The fact that PBA required payment in full of the amount allegedly owed by PHDG before it would enter into a parking agreement with a purchaser of the Hotel does not alter First Tennessee's obligations under the plan. First Tennessee chose to pay these sums so that a sale of the Hotel could be accomplished before the end of the year, even though the plan did not require that a sale be accomplished by any certain date.
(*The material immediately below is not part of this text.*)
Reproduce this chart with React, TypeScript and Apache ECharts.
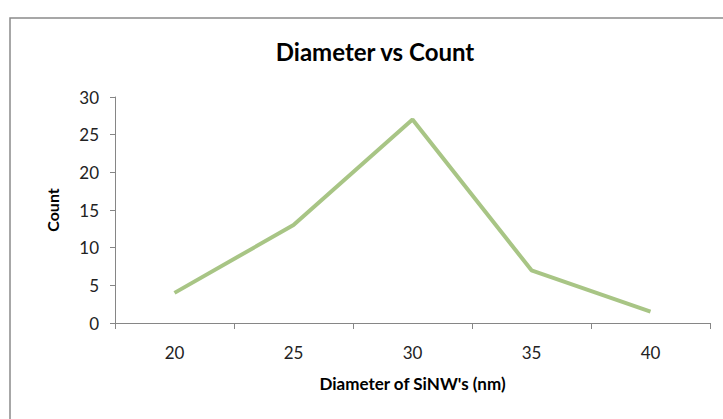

Furthermore, in light of the Hotel's limited on-site parking space, it was foreseeable that any purchaser of the Hotel would have to make arrangements with PBA for access to additional parking. Presumably, in order to ensure that parking in the garage would be continue to be available, First Tennessee could have requested that the plan provide for the assumption and assignment of that agreement. Apparently, First Tennessee did not do so. There is no requirement in the plan that PHDG assume the parking garage lease and provide for its assignment to a new purchaser. Mr. Easley testified that in all of his discussions with First Tennessee, he was never asked to include in the plan anything about the parking garage.
The bottom line is that First Tennessee agreed in the plan to give the debtor the opportunity to contest PBA's claim and recoup one-half of any savings. Having agreed, First Tennessee may not deprive the debtor of that opportunity simply to satisfy its own timetable when PBA's ace in the sleeve in the form of the parking garage was foreseeable and avoidable. Accordingly, an order will be entered contemporaneously with the filing of this memorandum opinion, granting the plaintiffs a judgment against First Tennessee in the amount of $100,000.